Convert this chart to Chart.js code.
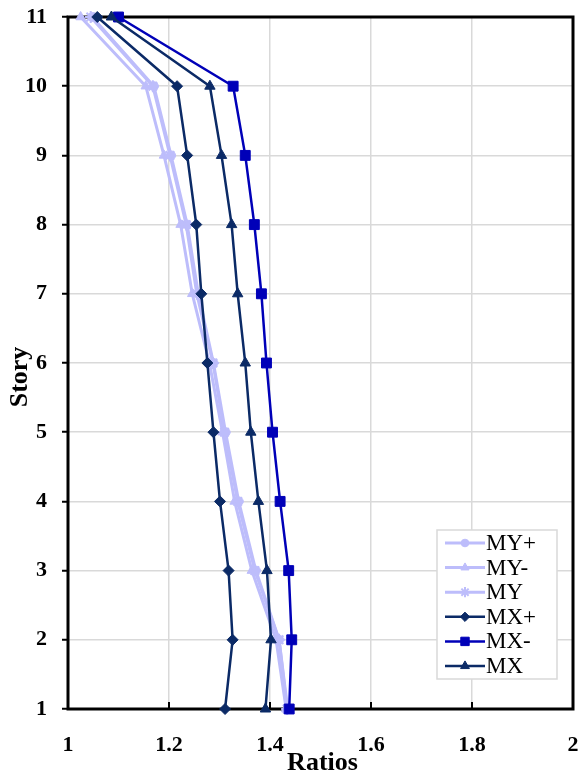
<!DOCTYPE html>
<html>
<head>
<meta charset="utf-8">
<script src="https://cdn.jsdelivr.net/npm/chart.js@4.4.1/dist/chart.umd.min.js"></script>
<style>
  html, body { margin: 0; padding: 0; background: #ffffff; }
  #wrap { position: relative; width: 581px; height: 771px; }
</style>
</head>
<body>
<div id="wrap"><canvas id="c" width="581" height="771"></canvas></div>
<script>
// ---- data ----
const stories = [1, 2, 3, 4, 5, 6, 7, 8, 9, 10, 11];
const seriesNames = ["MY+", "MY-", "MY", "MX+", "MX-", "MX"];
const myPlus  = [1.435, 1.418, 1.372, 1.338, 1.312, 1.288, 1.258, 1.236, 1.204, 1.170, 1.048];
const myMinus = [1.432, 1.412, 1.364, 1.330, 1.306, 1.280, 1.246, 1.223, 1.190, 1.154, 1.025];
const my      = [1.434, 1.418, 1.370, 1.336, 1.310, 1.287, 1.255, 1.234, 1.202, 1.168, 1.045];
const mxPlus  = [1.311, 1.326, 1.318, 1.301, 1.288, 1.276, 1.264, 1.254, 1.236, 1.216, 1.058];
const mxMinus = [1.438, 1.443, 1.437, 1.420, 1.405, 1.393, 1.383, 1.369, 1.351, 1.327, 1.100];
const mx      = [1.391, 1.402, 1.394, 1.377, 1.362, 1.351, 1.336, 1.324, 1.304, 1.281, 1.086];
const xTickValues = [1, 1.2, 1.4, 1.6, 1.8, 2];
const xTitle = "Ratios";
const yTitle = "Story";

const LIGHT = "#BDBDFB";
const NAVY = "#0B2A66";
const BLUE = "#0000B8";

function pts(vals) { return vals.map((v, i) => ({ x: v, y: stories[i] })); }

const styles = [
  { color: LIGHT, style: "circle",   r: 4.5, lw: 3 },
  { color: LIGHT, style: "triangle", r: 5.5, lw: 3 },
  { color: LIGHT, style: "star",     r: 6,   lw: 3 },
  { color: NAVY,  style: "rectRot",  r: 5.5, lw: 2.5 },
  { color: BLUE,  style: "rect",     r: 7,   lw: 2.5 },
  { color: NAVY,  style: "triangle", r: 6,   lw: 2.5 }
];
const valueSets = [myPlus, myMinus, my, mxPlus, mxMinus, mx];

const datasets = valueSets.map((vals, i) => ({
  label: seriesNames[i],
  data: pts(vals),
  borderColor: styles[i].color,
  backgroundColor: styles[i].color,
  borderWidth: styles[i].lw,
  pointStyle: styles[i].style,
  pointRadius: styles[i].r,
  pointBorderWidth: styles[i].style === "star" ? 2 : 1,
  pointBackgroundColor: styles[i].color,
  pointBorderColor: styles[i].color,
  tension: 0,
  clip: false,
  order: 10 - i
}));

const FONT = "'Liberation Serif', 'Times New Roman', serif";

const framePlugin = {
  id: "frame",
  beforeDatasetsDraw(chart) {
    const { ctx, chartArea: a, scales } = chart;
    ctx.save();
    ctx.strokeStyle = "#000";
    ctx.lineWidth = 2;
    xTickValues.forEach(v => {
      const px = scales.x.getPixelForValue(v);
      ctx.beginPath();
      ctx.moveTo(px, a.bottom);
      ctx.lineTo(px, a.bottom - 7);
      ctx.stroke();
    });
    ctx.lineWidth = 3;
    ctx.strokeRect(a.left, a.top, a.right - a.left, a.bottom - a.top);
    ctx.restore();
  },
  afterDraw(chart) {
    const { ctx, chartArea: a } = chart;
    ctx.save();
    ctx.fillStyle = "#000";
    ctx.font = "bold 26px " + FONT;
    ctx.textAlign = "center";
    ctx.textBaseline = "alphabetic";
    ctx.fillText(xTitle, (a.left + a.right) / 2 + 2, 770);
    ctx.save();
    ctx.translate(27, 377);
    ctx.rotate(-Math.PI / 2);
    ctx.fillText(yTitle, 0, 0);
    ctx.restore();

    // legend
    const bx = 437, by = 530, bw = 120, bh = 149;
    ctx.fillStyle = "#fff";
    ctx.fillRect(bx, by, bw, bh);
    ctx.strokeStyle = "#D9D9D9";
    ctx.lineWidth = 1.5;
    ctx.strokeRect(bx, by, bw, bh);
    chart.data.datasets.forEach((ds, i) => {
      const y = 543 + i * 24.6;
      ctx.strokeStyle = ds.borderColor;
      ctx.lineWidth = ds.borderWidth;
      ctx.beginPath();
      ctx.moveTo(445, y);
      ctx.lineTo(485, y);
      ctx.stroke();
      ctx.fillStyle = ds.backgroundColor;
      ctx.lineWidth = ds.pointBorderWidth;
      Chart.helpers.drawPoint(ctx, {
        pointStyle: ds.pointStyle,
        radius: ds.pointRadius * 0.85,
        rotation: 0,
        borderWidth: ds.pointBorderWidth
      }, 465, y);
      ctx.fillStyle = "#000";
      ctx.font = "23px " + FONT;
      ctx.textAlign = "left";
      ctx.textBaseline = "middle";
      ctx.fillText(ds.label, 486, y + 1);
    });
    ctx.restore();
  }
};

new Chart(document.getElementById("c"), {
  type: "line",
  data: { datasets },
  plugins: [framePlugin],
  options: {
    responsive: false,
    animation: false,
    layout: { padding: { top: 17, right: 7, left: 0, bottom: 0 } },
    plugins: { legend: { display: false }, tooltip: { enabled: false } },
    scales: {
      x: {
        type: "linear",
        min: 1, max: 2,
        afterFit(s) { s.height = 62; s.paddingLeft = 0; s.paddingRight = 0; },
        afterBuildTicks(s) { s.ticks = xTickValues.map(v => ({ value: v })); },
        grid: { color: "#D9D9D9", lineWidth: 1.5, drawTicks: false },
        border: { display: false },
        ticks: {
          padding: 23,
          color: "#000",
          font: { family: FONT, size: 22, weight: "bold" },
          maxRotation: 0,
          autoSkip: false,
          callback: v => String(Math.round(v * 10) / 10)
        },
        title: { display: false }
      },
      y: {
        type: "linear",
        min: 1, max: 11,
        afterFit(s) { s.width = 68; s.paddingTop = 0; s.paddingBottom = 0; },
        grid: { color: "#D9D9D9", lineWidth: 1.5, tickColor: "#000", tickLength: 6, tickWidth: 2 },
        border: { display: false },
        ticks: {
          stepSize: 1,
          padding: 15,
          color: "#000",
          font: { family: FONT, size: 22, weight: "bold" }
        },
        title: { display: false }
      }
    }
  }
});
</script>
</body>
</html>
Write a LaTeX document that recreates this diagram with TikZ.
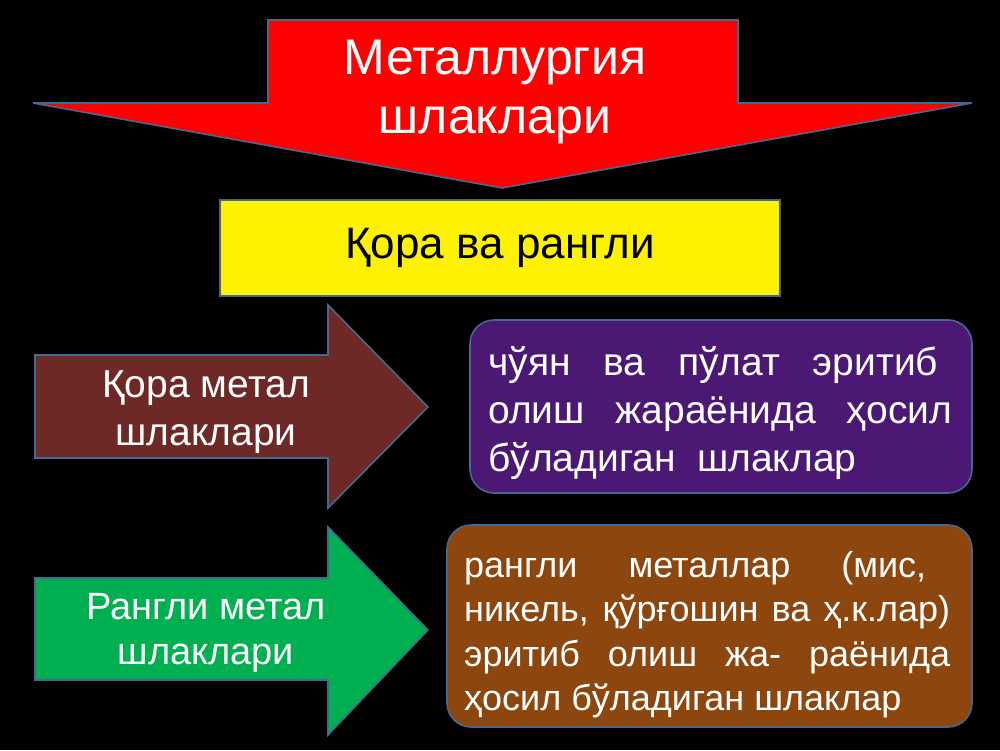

_____

Write the entries above out again exactly, but not the pictures.

Convert this chart to Chart.js code.
<!DOCTYPE html>
<html>
<head>
<meta charset="utf-8">
<script src="https://cdn.jsdelivr.net/npm/chart.js@4.4.1/dist/chart.umd.min.js"></script>
<style>
  html, body { margin: 0; padding: 0; background: #ffffff; }
  #wrap { position: relative; width: 581px; height: 771px; }
</style>
</head>
<body>
<div id="wrap"><canvas id="c" width="581" height="771"></canvas></div>
<script>
// ---- data ----
const stories = [1, 2, 3, 4, 5, 6, 7, 8, 9, 10, 11];
const seriesNames = ["MY+", "MY-", "MY", "MX+", "MX-", "MX"];
const myPlus  = [1.435, 1.418, 1.372, 1.338, 1.312, 1.288, 1.258, 1.236, 1.204, 1.170, 1.048];
const myMinus = [1.432, 1.412, 1.364, 1.330, 1.306, 1.280, 1.246, 1.223, 1.190, 1.154, 1.025];
const my      = [1.434, 1.418, 1.370, 1.336, 1.310, 1.287, 1.255, 1.234, 1.202, 1.168, 1.045];
const mxPlus  = [1.311, 1.326, 1.318, 1.301, 1.288, 1.276, 1.264, 1.254, 1.236, 1.216, 1.058];
const mxMinus = [1.438, 1.443, 1.437, 1.420, 1.405, 1.393, 1.383, 1.369, 1.351, 1.327, 1.100];
const mx      = [1.391, 1.402, 1.394, 1.377, 1.362, 1.351, 1.336, 1.324, 1.304, 1.281, 1.086];
const xTickValues = [1, 1.2, 1.4, 1.6, 1.8, 2];
const xTitle = "Ratios";
const yTitle = "Story";

const LIGHT = "#BDBDFB";
const NAVY = "#0B2A66";
const BLUE = "#0000B8";

function pts(vals) { return vals.map((v, i) => ({ x: v, y: stories[i] })); }

const styles = [
  { color: LIGHT, style: "circle",   r: 4.5, lw: 3 },
  { color: LIGHT, style: "triangle", r: 5.5, lw: 3 },
  { color: LIGHT, style: "star",     r: 6,   lw: 3 },
  { color: NAVY,  style: "rectRot",  r: 5.5, lw: 2.5 },
  { color: BLUE,  style: "rect",     r: 7,   lw: 2.5 },
  { color: NAVY,  style: "triangle", r: 6,   lw: 2.5 }
];
const valueSets = [myPlus, myMinus, my, mxPlus, mxMinus, mx];

const datasets = valueSets.map((vals, i) => ({
  label: seriesNames[i],
  data: pts(vals),
  borderColor: styles[i].color,
  backgroundColor: styles[i].color,
  borderWidth: styles[i].lw,
  pointStyle: styles[i].style,
  pointRadius: styles[i].r,
  pointBorderWidth: styles[i].style === "star" ? 2 : 1,
  pointBackgroundColor: styles[i].color,
  pointBorderColor: styles[i].color,
  tension: 0,
  clip: false,
  order: 10 - i
}));

const FONT = "'Liberation Serif', 'Times New Roman', serif";

const framePlugin = {
  id: "frame",
  beforeDatasetsDraw(chart) {
    const { ctx, chartArea: a, scales } = chart;
    ctx.save();
    ctx.strokeStyle = "#000";
    ctx.lineWidth = 2;
    xTickValues.forEach(v => {
      const px = scales.x.getPixelForValue(v);
      ctx.beginPath();
      ctx.moveTo(px, a.bottom);
      ctx.lineTo(px, a.bottom - 7);
      ctx.stroke();
    });
    ctx.lineWidth = 3;
    ctx.strokeRect(a.left, a.top, a.right - a.left, a.bottom - a.top);
    ctx.restore();
  },
  afterDraw(chart) {
    const { ctx, chartArea: a } = chart;
    ctx.save();
    ctx.fillStyle = "#000";
    ctx.font = "bold 26px " + FONT;
    ctx.textAlign = "center";
    ctx.textBaseline = "alphabetic";
    ctx.fillText(xTitle, (a.left + a.right) / 2 + 2, 770);
    ctx.save();
    ctx.translate(27, 377);
    ctx.rotate(-Math.PI / 2);
    ctx.fillText(yTitle, 0, 0);
    ctx.restore();

    // legend
    const bx = 437, by = 530, bw = 120, bh = 149;
    ctx.fillStyle = "#fff";
    ctx.fillRect(bx, by, bw, bh);
    ctx.strokeStyle = "#D9D9D9";
    ctx.lineWidth = 1.5;
    ctx.strokeRect(bx, by, bw, bh);
    chart.data.datasets.forEach((ds, i) => {
      const y = 543 + i * 24.6;
      ctx.strokeStyle = ds.borderColor;
      ctx.lineWidth = ds.borderWidth;
      ctx.beginPath();
      ctx.moveTo(445, y);
      ctx.lineTo(485, y);
      ctx.stroke();
      ctx.fillStyle = ds.backgroundColor;
      ctx.lineWidth = ds.pointBorderWidth;
      Chart.helpers.drawPoint(ctx, {
        pointStyle: ds.pointStyle,
        radius: ds.pointRadius * 0.85,
        rotation: 0,
        borderWidth: ds.pointBorderWidth
      }, 465, y);
      ctx.fillStyle = "#000";
      ctx.font = "23px " + FONT;
      ctx.textAlign = "left";
      ctx.textBaseline = "middle";
      ctx.fillText(ds.label, 486, y + 1);
    });
    ctx.restore();
  }
};

new Chart(document.getElementById("c"), {
  type: "line",
  data: { datasets },
  plugins: [framePlugin],
  options: {
    responsive: false,
    animation: false,
    layout: { padding: { top: 17, right: 7, left: 0, bottom: 0 } },
    plugins: { legend: { display: false }, tooltip: { enabled: false } },
    scales: {
      x: {
        type: "linear",
        min: 1, max: 2,
        afterFit(s) { s.height = 62; s.paddingLeft = 0; s.paddingRight = 0; },
        afterBuildTicks(s) { s.ticks = xTickValues.map(v => ({ value: v })); },
        grid: { color: "#D9D9D9", lineWidth: 1.5, drawTicks: false },
        border: { display: false },
        ticks: {
          padding: 23,
          color: "#000",
          font: { family: FONT, size: 22, weight: "bold" },
          maxRotation: 0,
          autoSkip: false,
          callback: v => String(Math.round(v * 10) / 10)
        },
        title: { display: false }
      },
      y: {
        type: "linear",
        min: 1, max: 11,
        afterFit(s) { s.width = 68; s.paddingTop = 0; s.paddingBottom = 0; },
        grid: { color: "#D9D9D9", lineWidth: 1.5, tickColor: "#000", tickLength: 6, tickWidth: 2 },
        border: { display: false },
        ticks: {
          stepSize: 1,
          padding: 15,
          color: "#000",
          font: { family: FONT, size: 22, weight: "bold" }
        },
        title: { display: false }
      }
    }
  }
});
</script>
</body>
</html>
Write a LaTeX document that recreates this diagram with TikZ.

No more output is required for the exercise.